Gas-Streit zwischen Russland und Ukraine: Oettinger sucht Interimslösung für den Winter
An diesem Freitag unternehmen Russland und die Ukraine in Berlin einen neuen Versuch zur Lösung des Gas-Streits. Am Vorabend des Treffens der Energieminister beider Länder plädiert EU-Energiekommissar Oettinger für einen Sonderverkauf an den ukrainischen Versorger Naftogas.
EU-Energiekommissar Günther Oettinger setzt vor der nächsten Gesprächsrunde zwischen Moskau und Kiew im Gas-Streit auf ein Entgegenkommen Russlands. Es wäre wünschenswert, wenn Russland fünf bis acht Milliarden Kubikmeter Gas an den ukrainischen Versorger Naftogas liefert, sagte Oettinger in Berlin. Dort, gewissermaßen auf neutralem Boden, unternehmen an diesem Freitag der russische Energieminister Alexander Nowak und dessen ukrainischer Amtskollege Juri Prodan unter der Vermittlung Oettingers einen erneuten Versuch zur Beilegung des Gas-Streits.
Noch ist Oettinger im Amt des Energiekommissars. Am kommenden Montag stellt er sich einer Anhörung von rund 80 Europaabgeordneten, die seine Eignung als künftiger Kommissar für die Digitalwirtschaft überprüfen wollen. Noch bevor sich Oettinger diesem Hearing unterzieht, stand er am Donnerstagabend vor dem Europaausschuss des Bundestages Rede und Antwort über seine bisherige und künftige Aufgabe.
Wie Oettinger mit Blick auf den Gas-Streit zwischen Moskau und Kiew erklärte, könne eine Kompromisslösung in Form eines „außerordentlichen Ankaufs“ seitens der Ukraine „jegliche Gefahren der Gasversorgung für unsere Bürger, unsere Infrastruktur und unsere Industrie beenden“. Seit Juni liefert Russland wegen offener Rechnungen kein Gas mehr an die Ukraine. Spätestens mit der kalten Jahreszeit ab Ende Oktober könnte der Gas-Streit dann für die Europäer zu einem Problem werden, wenn die Ukraine Transitgas, das für den Westen gedacht ist, für den Eigenbedarf abzweigen sollte. Weil die Zeit bis zum Winter allmählich knapp wird, strebt Oettinger in Berlin nun eine Interimslösung an.

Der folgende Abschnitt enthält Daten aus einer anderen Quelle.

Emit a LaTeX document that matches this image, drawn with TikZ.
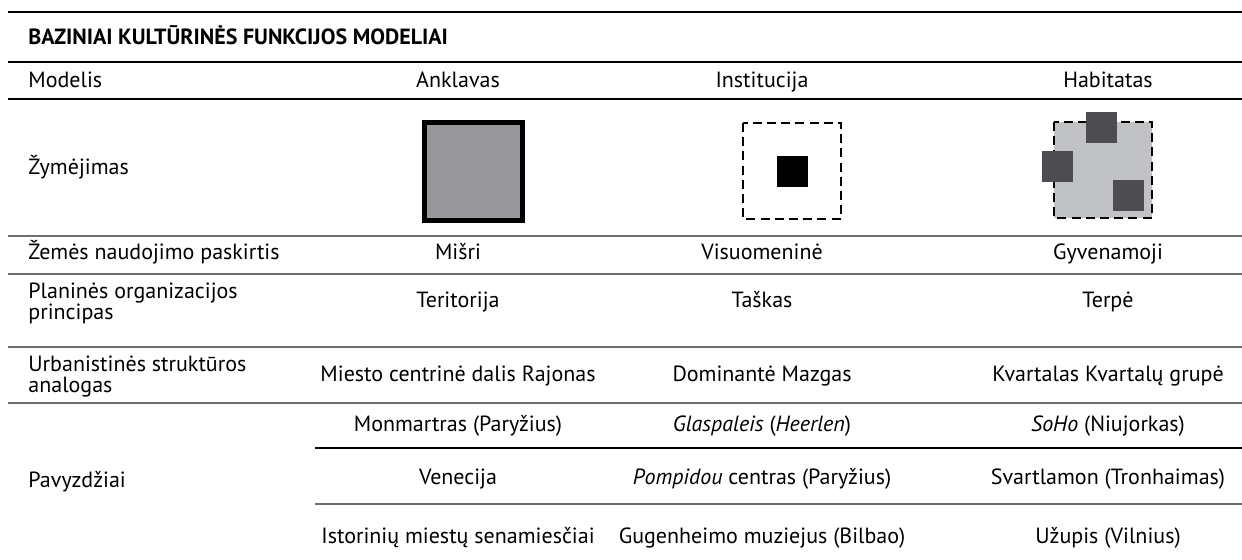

Über die Frage des Gaspreises, den die Ukraine an Russland zu zahlen hat, werde ein Schiedsgericht in Stockholm erst im kommenden Jahr entscheiden, erklärte der EU-Kommissar weiter.
Oettinger: Türkei kann "entscheidender Energiepartner" werden
Im Verhältnis zu Russland komme es für die EU darauf an, die Abhängigkeit bei der Gasversorgung möglichst gering zu halten, sagte der Brüsseler Kommissar. Um den EU-Ländern neue Energiequellen zu erschließen, könne auch die Türkei künftig ein „entscheidender Energiepartner“ sein. Der CDU-Politiker sprach sich dafür aus, ein weiteres Kapitel in den Beitrittsverhandlungen mit Ankara zu öffnen. Dies werde allerdings von Zypern blockiert. Oettinger kündigte an, dass er Mitte 2015 einen Gesetzentwurf zum Urheberrecht im digitalen Zeitalter vorlegen wolle. Es gehe dabei darum, eine Balance zu finden zwischen den Verbraucherinteressen auf freien Informationszugang und der Wahrung der Urheberrechte. Zu den Zielen seiner Arbeit rechnete er, „dass die die Digitalisierung 4.0 kein Nachteil für Maschinenbau und Fahrzeugbau“ werde. „Ansonsten will ich lernen“, sagte der 60-Jährige über sein neues Arbeitsgebiet.